Despite the fact that my freshman orientation was only a year ago, I remember about five percent of the information shared during my first days of college. Instead, what stands out among the lessons on MLA style and making “Tribe Choices” is a common aspect of adjusting to a new environment: getting-to-know-you activities with the other members of my freshman hall.
The day after move-in, my hall settled in our lounge to play the name game, an icebreaker classic. For those of you who have never been forced to engage in this activity, the name game involves individuals sitting in a circle and sharing a descriptive adjective starting with the same letter as their name (i.e. Awesome Allie). Our OAs acknowledged the silliness of this activity but assured us the monikers we gave ourselves would create friendships and remain ingrained in our memories until graduation.
Heeding this advice, I tried to find an adjective that fully captured the essence of who I was. Magnificent or magical wouldn’t work, as I worried I’d sound full of myself if I picked an adjective proclaiming my greatness. Musical would’ve worked well, but someone else in my hall used it first. Finally, I settled on the only other “M” word I could think of: mellow. I thought this word would connote an aura of serenity that would somehow help me make friends with this room full of strangers.
In a hall of 26 girls, my adjective fell somewhere in the middle in terms of atypical qualities. We had a few common words you’ll find in every name game, like “kind” and “terrific,” and several more unusual adjectives, like “lurid” and “colloquial.” By the end of the game, I knew all of my hallmates by name, and I felt like I had learned something about people’s personalities by the words they chose.
Fast forward to the end of freshman year, and I could tell you almost nothing about orientation. My vague memories of those days are sweaty walks to Phi Beta Kappa Hall in Williamsburg’s August heat, an overwhelming daily schedule packed with edifying sessions and interactions with a plethora of people I never actually talked to during the school year.

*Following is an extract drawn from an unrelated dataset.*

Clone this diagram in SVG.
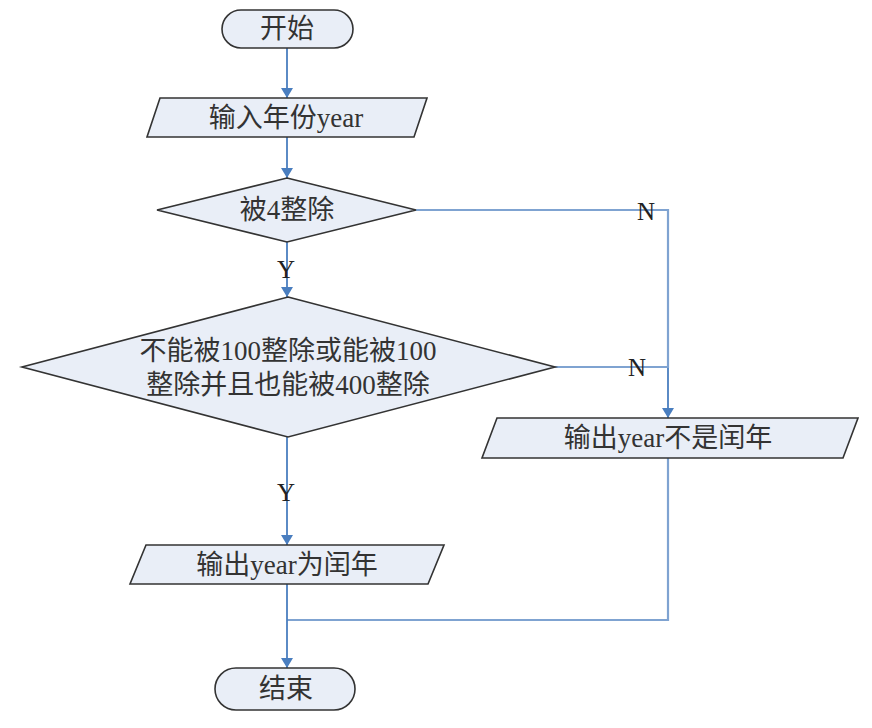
<svg xmlns="http://www.w3.org/2000/svg" width="872" height="728" viewBox="0 0 872 728">
<defs>
<marker id="arr" viewBox="0 0 10 12" refX="10" refY="6" markerWidth="10" markerHeight="12" markerUnits="userSpaceOnUse" orient="auto">
<path d="M0,0 L10,6 L0,12 Z" fill="#4a7ebf"/>
</marker>
<style>
.shape{fill:#e9eef7;stroke:#333;stroke-width:1.6}
.line{fill:none;stroke:#4a7ebf;stroke-width:1.8}
.line2{fill:none;stroke:#7fa3d1;stroke-width:2.2}
.t{font-family:"Liberation Serif","Noto Sans CJK SC",serif;font-size:27px;fill:#333;text-anchor:middle;dominant-baseline:central}
.lab{font-family:"Liberation Serif",serif;font-size:25px;fill:#222;text-anchor:middle;dominant-baseline:central}
</style>
</defs>
<rect width="872" height="728" fill="#fff"/>
<g id="connectors">
<path class="line" d="M287,48 V98" marker-end="url(#arr)"/>
<path class="line" d="M287,137 V178" marker-end="url(#arr)"/>
<path class="line" d="M287,242 V297" marker-end="url(#arr)"/>
<path class="line2" d="M416,210 H668 V368"/>
<path class="line" d="M668,368 V418" marker-end="url(#arr)"/>
<path class="line2" d="M555,367 H668"/>
<path class="line" d="M287,437 V545" marker-end="url(#arr)"/>
<path class="line2" d="M668,458 V620 H287"/>
<path class="line" d="M287,584 V668" marker-end="url(#arr)"/>
<text class="lab" x="646" y="211">N</text>
<text class="lab" x="637" y="367">N</text>
<text class="lab" x="286" y="269">Y</text>
<text class="lab" x="286" y="492">Y</text>
</g>
<g id="start">
<rect class="shape" x="222" y="10" width="131" height="38" rx="19"/>
<text class="t" x="287" y="29">开始</text>
</g>
<g id="input">
<polygon class="shape" points="160,98 427,98 414,137 147,137"/>
<text class="t" x="286" y="118">输入年份year</text>
</g>
<g id="cond1">
<polygon class="shape" points="287,178 416,210 287,242 157,210"/>
<text class="t" x="287" y="210">被4整除</text>
</g>
<g id="cond2">
<polygon class="shape" points="288,297 555,367 288,437 22,367"/>
<text class="t" x="288" y="351">不能被100整除或能被100</text>
<text class="t" x="288" y="385">整除并且也能被400整除</text>
</g>
<g id="outNo">
<polygon class="shape" points="497,418 858,418 843,458 482,458"/>
<text class="t" x="668" y="438">输出year不是闰年</text>
</g>
<g id="outYes">
<polygon class="shape" points="146,545 444,545 428,584 130,584"/>
<text class="t" x="287" y="565">输出year为闰年</text>
</g>
<g id="end">
<rect class="shape" x="215" y="668" width="140" height="42" rx="21"/>
<text class="t" x="286" y="689">结束</text>
</g>
</svg>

The aspect of orientation that seemed to last beyond those five days was, surprisingly, the name game. As my hallmates and I became friends, we found ourselves discussing the labels we’d chosen and admitting, for the most part, they had very little to do with our real personalities. Soon, our name game adjectives became running jokes, with friends pointing out that my tendency to stress out makes mellow one of the least truthful words you could ever use to describe me.
I met many people throughout the year who weren’t in my hall, and somehow we always ended up sharing the names we had given ourselves in the game. A boy from upstairs described himself as jolly, and another one who had misunderstood the activity used tennis as his adjective. My friend who, as an OA, has played the game multiple times, called himself youthful during freshman orientation. Two years later, he tried out the adjective yummy in an effort to garner laughs from his hall. They didn’t laugh.
In the grand scheme of freshman year and my time at the College of William and Mary, the name game was largely inconsequential. The girls in my hall weren’t actually kinetic or lurid, and as time passed, I grew to know them more by the memories we shared than the labels we’d given ourselves months ago. Yet the name game is still what stands out amongst the cacophony of orientation, and I know that, as my OAs promised, I’ll remember the adjectives people used long after graduation.
As I prepare for life as a new student once again (or, as they say at the University of St. Andrews, “fresher”), I’ll miss everything the class of 2019 will come to love over this next year: the beautiful nature paths along Lake Matoaka, late-night WaWa runs and the deafening silence of third floor Swem. Most of all, I’ll miss my kind, musical, enthusiastic, terrific and lurid friends.